Audio Ripping - Degration?

Syric

Weaksauce
Joined
Mar 4, 2009
Messages
114
So, in my quest for the perfect sound begun, I've a new question. I hope this is the proper area for it :) All this is solely under the understanding that I'm about to begin backing up my CD library from scratch....

Say you rip a CD at whatever .mp3 value you want: VBR, 320, 192, 128, etc. Now, you go to burn that onto a backup CD. Then, you move and during that process your original CD is broken. To make matters worse, you're sister thought it be fun to click here, press that, and basically you find yourself having to reinstall ur OS & start anew.

New OS loaded, you start to install everything, etc. etc. Now, there's that CD you burned to backup your music.

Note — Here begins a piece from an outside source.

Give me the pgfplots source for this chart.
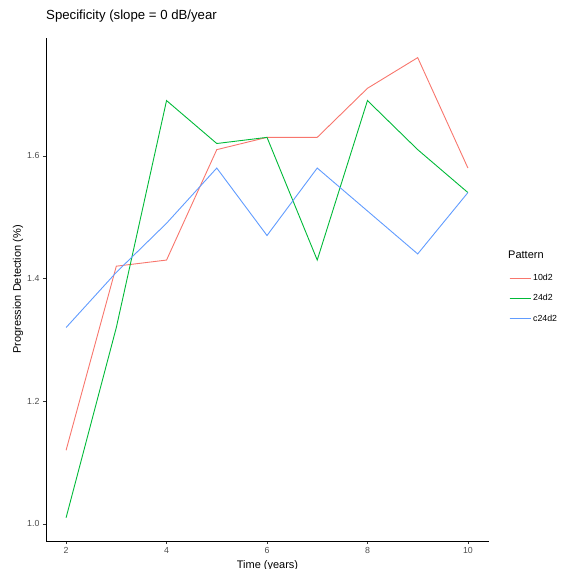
\documentclass[border=0pt]{standalone}
\usepackage{pgfplots}
\pgfplotsset{compat=1.18}
\usepackage{fontspec}
\setmainfont{Liberation Sans}
\definecolor{c1}{HTML}{F8766D}
\definecolor{c2}{HTML}{00BA38}
\definecolor{c3}{HTML}{619CFF}
\definecolor{tk}{HTML}{4D4D4D}
\definecolor{tm}{HTML}{333333}
\begin{document}
\begin{tikzpicture}[x=1pt,y=1pt]
\begin{axis}[
  name=ax,
  at={(0,0)}, anchor=south west,
  scale only axis, width=443pt, height=503pt,
  xmin=1.6, xmax=10.42, ymin=0.972, ymax=1.792,
  axis x line*=bottom, axis y line*=left,
  axis line style={black, line width=0.6pt, -},
  xtick={2,4,6,8,10}, ytick={1.0,1.2,1.4,1.6},
  yticklabel style={/pgf/number format/fixed,/pgf/number format/precision=1,/pgf/number format/fixed zerofill},
  tick align=outside, major tick length=3pt,
  tick style={tm, line width=0.5pt},
  ticklabel style={font=\fontsize{8.8}{10}\selectfont, text=tk},
  /pgf/number format/assume math mode=true,
  title={Specificity (slope = 0 dB/year},
  title style={at={(axis description cs:0,1.0239)}, anchor=base west, font=\fontsize{13.2}{15}\selectfont, inner sep=0pt},
  xlabel={Time (years)},
  xlabel style={at={(axis description cs:0.5,-0.0537)}, anchor=base, font=\fontsize{11}{13}\selectfont, inner sep=0pt},
  ylabel={Progression Detection (\%)},
  ylabel style={at={(axis description cs:-0.0632,0.5)}, anchor=center, font=\fontsize{11}{13}\selectfont, inner sep=0pt},
  legend style={at={(axis description cs:1.0,0.535)}, anchor=north west, draw=none, fill=none,
    font=\fontsize{8.8}{10}\selectfont, row sep=8.5pt, inner xsep=20pt, inner ysep=0pt},
  legend cell align=left,
  legend image code/.code={\draw[#1] (0pt,0pt) -- (17pt,0pt); \path (0pt,0pt) -- (21pt,0pt);},
  every axis plot/.append style={line width=0.9pt},
]
\addplot[c1] coordinates {(2,1.12) (3,1.42) (4,1.43) (5,1.61) (6,1.63) (7,1.63) (8,1.71) (9,1.76) (10,1.58)};
\addlegendentry{10d2}
\addplot[c2] coordinates {(2,1.01) (3,1.32) (4,1.69) (5,1.62) (6,1.63) (7,1.43) (8,1.69) (9,1.61) (10,1.54)};
\addlegendentry{24d2}
\addplot[c3] coordinates {(2,1.32) (3,1.41) (4,1.49) (5,1.58) (6,1.47) (7,1.58) (8,1.51) (9,1.44) (10,1.54)};
\addlegendentry{c24d2}
\end{axis}
\node[anchor=base west, font=\fontsize{11}{13}\selectfont, inner sep=0pt] at (462,282) {Pattern};
\pgfresetboundingbox
\path[use as bounding box] (-46,-28) rectangle (515,541);
\end{tikzpicture}
\end{document}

You load it into the computer, and rip it all over again ....at whatever value you want ...all over again.

Wouldn't this suggest a consistent, over-time if done again and again, degradation in quality that eventually is going to leave you with shaet?
 
If you're merely burning a data CD of the .mp3 files, no....you won't have any degradation of the file (aside from obvious low-quality media issues aside). Now, if you're burning the .mp3s as a new audio CD and re-ripping off that--yes, of course there'd be a loss in quality; you're ripping to a lossy format.
 
If you mean what it seems you mean: yes.

That being said, if you're backing up your MP3s, why would you write them as audio tracks on discs as opposed to simply backing them up as files, negating the need to re-rip from the discs? If you're merely copying the files themselves, there is no further degradation.
 
ty for putting a few things into perspective ....that I've wondered for years, and just needed someone else to confirm and reassure me I had it right. Huzzah!
 
If you're ripping your entire collection from scratch you might wanna consider going w/something like FLAC, a lossless format. You'll have to re-convert all the FLAC files to MP3 for portable use and possibly manage them as two separate libraries (and FLAC files are much larger, so all of this is under the assumption that you have the storage space necessary or that your collection isn't more than a couple hundred CDs)... But the trade-off is that if you re-convert those FLAC files into anything else you're not losing any quality like you are with MP3 (because it's a lossy format).

So if in 5 years there's a new flavor of the month format (or FLAC has actually caught on w/portable players, or some other lossless format has), you can just convert to that one w/no loss in quality... Or if you wanna cut a ringtone out of a song you can do it of what's essentially an original, w/o incurring an extra step and unnecessary loss of quality. So on and so forth...

I use MediaMonkey to manage my collection, the filters make it very easy to keep my FLAC files (rips) and MP3 conversions straight (while at the same time grouping my downloaded purchases w/my FLAC files when browsing, since those don't exist as FLAC files).